The True Meaning of Surrender on the Spiritual Path

 

In the spiritual lexicon, few words carry as much weight—and as much misunderstanding—as surrender. Often mistaken for weakness or passivity, surrender, in the context of Maharajji Neem Karoli Baba’s teachings and the lives of his devotees, is something altogether different. It is not giving up, but giving in—not a collapse, but a leap into the arms of grace.

“Give up all fruits of action. Surrender to me.” — The Gita via Maharajji

In Miracle of Love, Maharajji is quoted as saying, “Surrender to Me and I will protect you.” (Miracle of Love, p. 103). But this isn’t the transactional kind of surrender many of us are used to. Maharajji wasn’t asking for obedience—he was calling us into trust. Total, unfiltered, unguarded trust. The kind of trust that says, “Even if I don’t understand, even if it hurts, I give it all to you.”

In Be Love Now, Ram Dass puts it more poetically: “Surrender means to offer yourself fully… your thoughts, your attachments, your desires, your fears—everything you think makes you ‘you.’” He explains that real surrender isn’t a one-time act, but a continual letting go, “a moment-by-moment giving over of our small selves into the vastness of love.” (Be Love Now, Chapter 7: The Way of Grace).

The Surrender of the Mind

One of Maharajji’s most powerful tools was lila, his divine play, which often bewildered devotees precisely to help them let go of their minds. Dada Mukerjee wrote in By His Grace that Maharajji would contradict himself, confuse you, ask for something and then scold you for doing it—until the intellect finally collapsed and you just were with him. No resistance. Just presence. That was surrender.

As Dada once said: “The moment you stop trying to understand Maharajji, you begin to understand something deeper.” (By His Grace, Chapter IV: “I Am Always Here”).
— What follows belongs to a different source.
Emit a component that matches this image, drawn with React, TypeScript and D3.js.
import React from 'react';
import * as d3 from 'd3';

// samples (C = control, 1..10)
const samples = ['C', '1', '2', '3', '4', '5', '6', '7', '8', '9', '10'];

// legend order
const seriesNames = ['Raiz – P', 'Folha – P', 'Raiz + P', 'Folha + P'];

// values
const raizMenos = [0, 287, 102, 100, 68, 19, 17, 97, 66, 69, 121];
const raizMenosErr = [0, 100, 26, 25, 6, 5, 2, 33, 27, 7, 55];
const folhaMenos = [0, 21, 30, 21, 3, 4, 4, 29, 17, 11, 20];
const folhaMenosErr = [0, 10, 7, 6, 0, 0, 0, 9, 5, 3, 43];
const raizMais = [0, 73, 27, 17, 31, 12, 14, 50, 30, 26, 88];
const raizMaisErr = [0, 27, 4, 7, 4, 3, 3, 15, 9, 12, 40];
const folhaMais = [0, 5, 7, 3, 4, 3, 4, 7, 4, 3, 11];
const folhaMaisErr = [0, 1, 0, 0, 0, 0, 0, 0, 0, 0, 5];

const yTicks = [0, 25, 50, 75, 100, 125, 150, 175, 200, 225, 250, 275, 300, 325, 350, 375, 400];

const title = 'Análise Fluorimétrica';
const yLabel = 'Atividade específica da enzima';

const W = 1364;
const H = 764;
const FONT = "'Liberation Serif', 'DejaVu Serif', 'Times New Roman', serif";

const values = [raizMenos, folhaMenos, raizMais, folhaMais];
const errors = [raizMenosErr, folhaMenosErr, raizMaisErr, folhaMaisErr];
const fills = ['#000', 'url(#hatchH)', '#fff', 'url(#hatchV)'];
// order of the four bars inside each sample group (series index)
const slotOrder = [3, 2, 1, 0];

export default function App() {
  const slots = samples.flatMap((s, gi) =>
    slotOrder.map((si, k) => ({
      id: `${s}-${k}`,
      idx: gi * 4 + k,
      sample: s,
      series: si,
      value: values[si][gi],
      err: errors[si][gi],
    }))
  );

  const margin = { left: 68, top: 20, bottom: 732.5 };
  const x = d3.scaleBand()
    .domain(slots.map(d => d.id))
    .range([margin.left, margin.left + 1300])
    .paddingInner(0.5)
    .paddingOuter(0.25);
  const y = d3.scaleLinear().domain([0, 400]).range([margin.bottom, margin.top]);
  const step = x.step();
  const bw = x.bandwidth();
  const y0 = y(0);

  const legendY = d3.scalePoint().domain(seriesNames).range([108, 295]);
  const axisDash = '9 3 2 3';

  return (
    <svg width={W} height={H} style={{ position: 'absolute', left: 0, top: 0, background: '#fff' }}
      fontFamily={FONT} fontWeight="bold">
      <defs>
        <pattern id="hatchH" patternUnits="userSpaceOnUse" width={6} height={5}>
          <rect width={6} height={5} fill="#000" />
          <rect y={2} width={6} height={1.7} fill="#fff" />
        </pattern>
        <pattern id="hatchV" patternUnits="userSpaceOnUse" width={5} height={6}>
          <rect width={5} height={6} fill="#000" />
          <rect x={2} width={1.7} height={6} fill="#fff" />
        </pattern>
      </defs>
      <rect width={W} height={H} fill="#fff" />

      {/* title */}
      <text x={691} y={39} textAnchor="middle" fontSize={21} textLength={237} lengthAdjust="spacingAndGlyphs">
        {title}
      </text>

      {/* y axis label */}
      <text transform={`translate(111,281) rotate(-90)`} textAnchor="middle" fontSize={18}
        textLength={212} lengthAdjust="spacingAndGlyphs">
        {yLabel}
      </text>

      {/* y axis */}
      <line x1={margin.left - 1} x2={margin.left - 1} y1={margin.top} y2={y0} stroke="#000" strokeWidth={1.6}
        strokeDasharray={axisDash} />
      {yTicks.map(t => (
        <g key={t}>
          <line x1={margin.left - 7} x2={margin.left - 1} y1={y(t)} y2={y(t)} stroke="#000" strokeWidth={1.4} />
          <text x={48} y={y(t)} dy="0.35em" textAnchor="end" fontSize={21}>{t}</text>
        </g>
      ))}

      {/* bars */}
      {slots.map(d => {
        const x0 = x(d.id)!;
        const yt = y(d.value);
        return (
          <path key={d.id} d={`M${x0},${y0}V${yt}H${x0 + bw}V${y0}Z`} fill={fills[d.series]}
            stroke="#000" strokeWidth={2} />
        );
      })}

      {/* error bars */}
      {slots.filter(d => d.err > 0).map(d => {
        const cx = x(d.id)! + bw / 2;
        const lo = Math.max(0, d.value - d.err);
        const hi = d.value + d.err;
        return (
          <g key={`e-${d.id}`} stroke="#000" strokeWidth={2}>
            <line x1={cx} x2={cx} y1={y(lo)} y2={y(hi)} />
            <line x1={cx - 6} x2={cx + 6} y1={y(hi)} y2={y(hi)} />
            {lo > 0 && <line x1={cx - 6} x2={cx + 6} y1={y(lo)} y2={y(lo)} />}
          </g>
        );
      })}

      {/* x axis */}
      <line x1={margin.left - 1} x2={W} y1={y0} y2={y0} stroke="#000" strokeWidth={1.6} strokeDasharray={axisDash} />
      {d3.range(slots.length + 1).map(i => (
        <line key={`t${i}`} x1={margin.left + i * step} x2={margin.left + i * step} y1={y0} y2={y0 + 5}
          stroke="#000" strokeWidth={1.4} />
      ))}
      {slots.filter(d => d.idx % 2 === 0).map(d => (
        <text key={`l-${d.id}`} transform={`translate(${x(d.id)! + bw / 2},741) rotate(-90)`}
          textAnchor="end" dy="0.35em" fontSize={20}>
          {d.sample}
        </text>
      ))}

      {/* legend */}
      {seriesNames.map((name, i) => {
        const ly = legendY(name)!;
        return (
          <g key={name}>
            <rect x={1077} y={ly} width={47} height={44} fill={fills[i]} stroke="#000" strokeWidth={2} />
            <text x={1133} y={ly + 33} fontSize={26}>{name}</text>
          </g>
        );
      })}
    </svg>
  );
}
A Personal Surrender: Krishna Das and the Breaking Open

Krishna Das shares in Chants of a Lifetime how, after years of carrying his emotional pain and resistance, he fell to his knees and said, “I can’t do it anymore, Maharajji. It’s yours.” That moment, he says, was the beginning of real transformation—not because he had conquered his suffering, but because he stopped fighting it. “I didn’t let go. I was let go.” (Chants of a Lifetime, p. 119).

Surrender Is Not Resignation—It Is Participation

This isn’t about sitting idle. In Be Here Now, Ram Dass speaks of surrender as aligning your will with the divine will—not to do nothing, but to act without attachment. “Work, but don’t cling to the fruits of your work. That’s the key to freedom.” (Be Here Now, Cookbook for a Sacred Life).

Surrender Means Trusting Love More Than Fear

As It All Abides in Love beautifully puts it: “We believe in surrender. We believe in service.” And these are not separate acts. To serve with love is the expression of surrender in form. You’re not serving because you are great, or because you want reward—you serve because the boundaries between you and the other dissolve, and what remains is love doing love’s work.

Final Reflections

Surrender is not the end of the path—it’s the door through which the path begins to walk you. Maharajji did not demand it; he invited it. Over and over, through love, through mystery, through grace.

“When you have started on the path to God, proceed, do not stop. He will take care of you.”